Shaking Up Salt
Rachel Johnson, R.D., Ph.D., M.P.H.
Can we live with the low-sodium guidelines? Can we live well without them?
We stood amidst the bustle and riotous colors of a Seoul outdoor marketplace,
surrounded by mountains of exotic fruits, unfamiliar vegetables and vats of
spicy, pickled cabbage known as kimchi. Our guide, a young nutrition professor
named Jayong, politely asked my husband and me if we would like to go to
McDonald’s for a hamburger. As graciously as possible, we said we would much
prefer to try local fare. Visibly relieved, Jayong took us to one of her
favorite spots, where we sat cross-legged at a low table and ordered pibimbap.
A piping hot, heavy iron pot appeared, filled with rice and topped with
vegetables and a raw egg. Jayong showed us how to use chopsticks to stir and
cook the egg in the hot pot and then add condiments—the wildly popular kimchi
among them—to suit our own tastes.
Although we had avoided the American fast-food meal notorious for its high sodium and saturated-fat content, our typical Korean meal, filled with fresh vegetables and rooted in centuries-old tradition, carried its own health challenges. Hypertension and stroke are major killers in Korea, and the beloved kimchi can take some of the blame, along with fermented soy sauce, soybean paste and chile paste, all contributing to a national diet extraordinarily high in sodium.
I gasped when I learned that one of Korea’s public health goals is to reduce the average salt intake by at least 40 percent—to 4,000 milligrams (mg) of sodium per day. To put this in perspective, 4,000 mg is the current average intake of sodium in the U.S., and that number is widely regarded as perilously high. Sodium is a major culprit in the growing epidemic of high blood pressure in our country, with one in five adults believed to have borderline or prehypertension and more than two-thirds of Americans over the age of 65 diagnosed with high blood pressure. This in turn contributes to heart disease and strokes, the number one and number three killers in our society.
Like the Koreans, we are in trouble with salt, and consumers are about to start hearing even more warnings about their sodium intake: the National Academy of Sciences recently declared that, for optimal health, Americans should aim for no more than 1,500 mg of sodium per day—down from the former limit of 2,400 mg and drastically lower than our actual consumption.

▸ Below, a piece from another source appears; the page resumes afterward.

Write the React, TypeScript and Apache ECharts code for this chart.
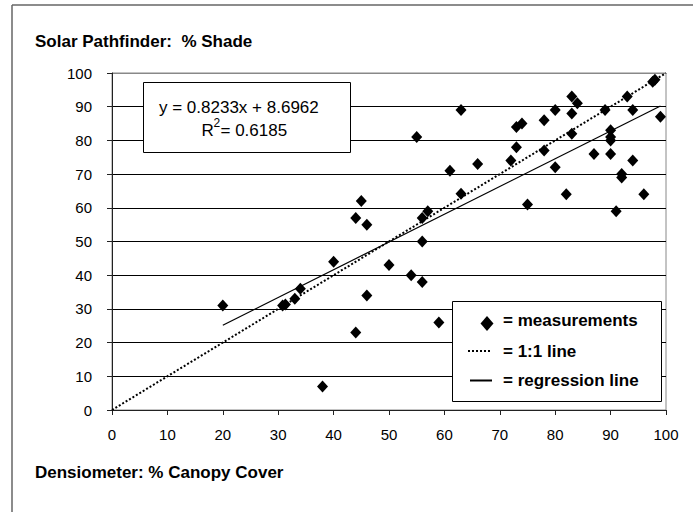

The new guideline has caused an uproar among dietitians, especially those who work with patients to construct realistic diets using available foods. They point to restaurant meals that deliver more than a full day’s sodium in a single sitting—a Burger King Chicken Whopper Sandwich with large fries, for example, contains a massive 2,350 mg. And in the supermarket, sodium abounds in canned soup, cold cuts, many vegetable juices, spaghetti sauce, ketchup, chips, pretzels, popcorn, pickles and relish. Given all this hidden salt, many dietitians are skeptical about most people’s ability to comply with the 1,500-mg limit. Without major changes in the food supply, they ask, how can they steer patients toward success?